Data shown -
------

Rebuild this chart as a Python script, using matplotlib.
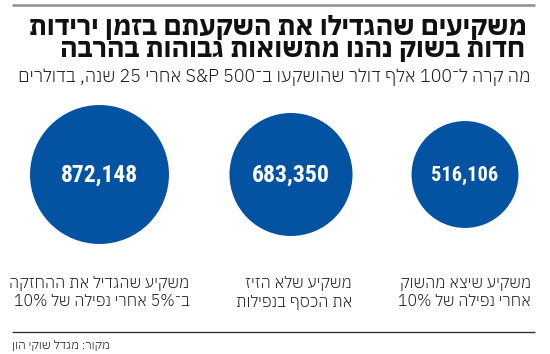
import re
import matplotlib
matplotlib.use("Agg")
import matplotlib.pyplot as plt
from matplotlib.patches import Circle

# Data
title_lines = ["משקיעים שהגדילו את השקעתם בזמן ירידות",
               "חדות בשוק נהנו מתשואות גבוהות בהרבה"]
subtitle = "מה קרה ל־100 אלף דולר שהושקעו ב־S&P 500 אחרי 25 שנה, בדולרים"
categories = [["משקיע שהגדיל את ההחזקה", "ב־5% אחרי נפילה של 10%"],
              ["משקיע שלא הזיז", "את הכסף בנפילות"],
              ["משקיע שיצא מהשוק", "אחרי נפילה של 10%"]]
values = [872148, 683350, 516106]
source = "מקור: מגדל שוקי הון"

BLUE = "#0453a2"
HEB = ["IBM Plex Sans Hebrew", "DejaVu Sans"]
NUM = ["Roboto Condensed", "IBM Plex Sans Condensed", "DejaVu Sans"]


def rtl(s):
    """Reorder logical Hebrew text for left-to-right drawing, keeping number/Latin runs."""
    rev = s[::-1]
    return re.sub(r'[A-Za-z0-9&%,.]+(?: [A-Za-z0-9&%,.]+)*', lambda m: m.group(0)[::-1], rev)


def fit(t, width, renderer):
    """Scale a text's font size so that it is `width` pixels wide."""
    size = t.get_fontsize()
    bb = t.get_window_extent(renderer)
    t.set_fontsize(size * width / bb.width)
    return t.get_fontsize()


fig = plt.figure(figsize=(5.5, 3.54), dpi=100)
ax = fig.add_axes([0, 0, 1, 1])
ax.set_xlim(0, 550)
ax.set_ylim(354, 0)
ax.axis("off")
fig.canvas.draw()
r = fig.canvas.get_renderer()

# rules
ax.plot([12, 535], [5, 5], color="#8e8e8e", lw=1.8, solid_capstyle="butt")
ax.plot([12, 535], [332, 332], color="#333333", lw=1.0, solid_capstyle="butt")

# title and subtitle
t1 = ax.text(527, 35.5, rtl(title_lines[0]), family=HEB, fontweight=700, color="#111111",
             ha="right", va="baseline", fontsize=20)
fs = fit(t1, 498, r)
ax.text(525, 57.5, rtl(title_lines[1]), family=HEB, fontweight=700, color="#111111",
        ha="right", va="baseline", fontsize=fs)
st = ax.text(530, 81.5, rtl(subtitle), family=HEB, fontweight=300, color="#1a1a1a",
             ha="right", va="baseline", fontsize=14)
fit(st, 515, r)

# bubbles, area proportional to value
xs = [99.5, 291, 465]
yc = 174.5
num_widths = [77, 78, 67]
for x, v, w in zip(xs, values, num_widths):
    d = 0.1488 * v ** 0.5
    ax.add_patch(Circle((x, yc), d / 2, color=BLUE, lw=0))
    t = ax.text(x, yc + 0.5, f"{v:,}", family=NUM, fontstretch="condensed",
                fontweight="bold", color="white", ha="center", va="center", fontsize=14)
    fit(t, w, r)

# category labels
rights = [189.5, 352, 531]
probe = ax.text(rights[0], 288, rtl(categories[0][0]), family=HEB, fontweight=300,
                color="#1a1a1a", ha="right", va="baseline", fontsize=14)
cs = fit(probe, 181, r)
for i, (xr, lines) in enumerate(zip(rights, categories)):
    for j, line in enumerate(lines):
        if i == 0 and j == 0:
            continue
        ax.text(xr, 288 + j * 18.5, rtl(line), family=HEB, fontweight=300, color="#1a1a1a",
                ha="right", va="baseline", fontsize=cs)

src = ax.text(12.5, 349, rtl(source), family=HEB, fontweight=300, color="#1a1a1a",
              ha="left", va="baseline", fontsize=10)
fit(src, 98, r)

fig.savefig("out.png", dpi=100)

------

Directions - Omit the pictures and give the material again, exactly and in full.

Written response -
Rebuild this chart as a Python script, using matplotlib.
import re
import matplotlib
matplotlib.use("Agg")
import matplotlib.pyplot as plt
from matplotlib.patches import Circle

# Data
title_lines = ["משקיעים שהגדילו את השקעתם בזמן ירידות",
               "חדות בשוק נהנו מתשואות גבוהות בהרבה"]
subtitle = "מה קרה ל־100 אלף דולר שהושקעו ב־S&P 500 אחרי 25 שנה, בדולרים"
categories = [["משקיע שהגדיל את ההחזקה", "ב־5% אחרי נפילה של 10%"],
              ["משקיע שלא הזיז", "את הכסף בנפילות"],
              ["משקיע שיצא מהשוק", "אחרי נפילה של 10%"]]
values = [872148, 683350, 516106]
source = "מקור: מגדל שוקי הון"

BLUE = "#0453a2"
HEB = ["IBM Plex Sans Hebrew", "DejaVu Sans"]
NUM = ["Roboto Condensed", "IBM Plex Sans Condensed", "DejaVu Sans"]


def rtl(s):
    """Reorder logical Hebrew text for left-to-right drawing, keeping number/Latin runs."""
    rev = s[::-1]
    return re.sub(r'[A-Za-z0-9&%,.]+(?: [A-Za-z0-9&%,.]+)*', lambda m: m.group(0)[::-1], rev)


def fit(t, width, renderer):
    """Scale a text's font size so that it is `width` pixels wide."""
    size = t.get_fontsize()
    bb = t.get_window_extent(renderer)
    t.set_fontsize(size * width / bb.width)
    return t.get_fontsize()


fig = plt.figure(figsize=(5.5, 3.54), dpi=100)
ax = fig.add_axes([0, 0, 1, 1])
ax.set_xlim(0, 550)
ax.set_ylim(354, 0)
ax.axis("off")
fig.canvas.draw()
r = fig.canvas.get_renderer()

# rules
ax.plot([12, 535], [5, 5], color="#8e8e8e", lw=1.8, solid_capstyle="butt")
ax.plot([12, 535], [332, 332], color="#333333", lw=1.0, solid_capstyle="butt")

# title and subtitle
t1 = ax.text(527, 35.5, rtl(title_lines[0]), family=HEB, fontweight=700, color="#111111",
             ha="right", va="baseline", fontsize=20)
fs = fit(t1, 498, r)
ax.text(525, 57.5, rtl(title_lines[1]), family=HEB, fontweight=700, color="#111111",
        ha="right", va="baseline", fontsize=fs)
st = ax.text(530, 81.5, rtl(subtitle), family=HEB, fontweight=300, color="#1a1a1a",
             ha="right", va="baseline", fontsize=14)
fit(st, 515, r)

# bubbles, area proportional to value
xs = [99.5, 291, 465]
yc = 174.5
num_widths = [77, 78, 67]
for x, v, w in zip(xs, values, num_widths):
    d = 0.1488 * v ** 0.5
    ax.add_patch(Circle((x, yc), d / 2, color=BLUE, lw=0))
    t = ax.text(x, yc + 0.5, f"{v:,}", family=NUM, fontstretch="condensed",
                fontweight="bold", color="white", ha="center", va="center", fontsize=14)
    fit(t, w, r)

# category labels
rights = [189.5, 352, 531]
probe = ax.text(rights[0], 288, rtl(categories[0][0]), family=HEB, fontweight=300,
                color="#1a1a1a", ha="right", va="baseline", fontsize=14)
cs = fit(probe, 181, r)
for i, (xr, lines) in enumerate(zip(rights, categories)):
    for j, line in enumerate(lines):
        if i == 0 and j == 0:
            continue
        ax.text(xr, 288 + j * 18.5, rtl(line), family=HEB, fontweight=300, color="#1a1a1a",
                ha="right", va="baseline", fontsize=cs)

src = ax.text(12.5, 349, rtl(source), family=HEB, fontweight=300, color="#1a1a1a",
              ha="left", va="baseline", fontsize=10)
fit(src, 98, r)

fig.savefig("out.png", dpi=100)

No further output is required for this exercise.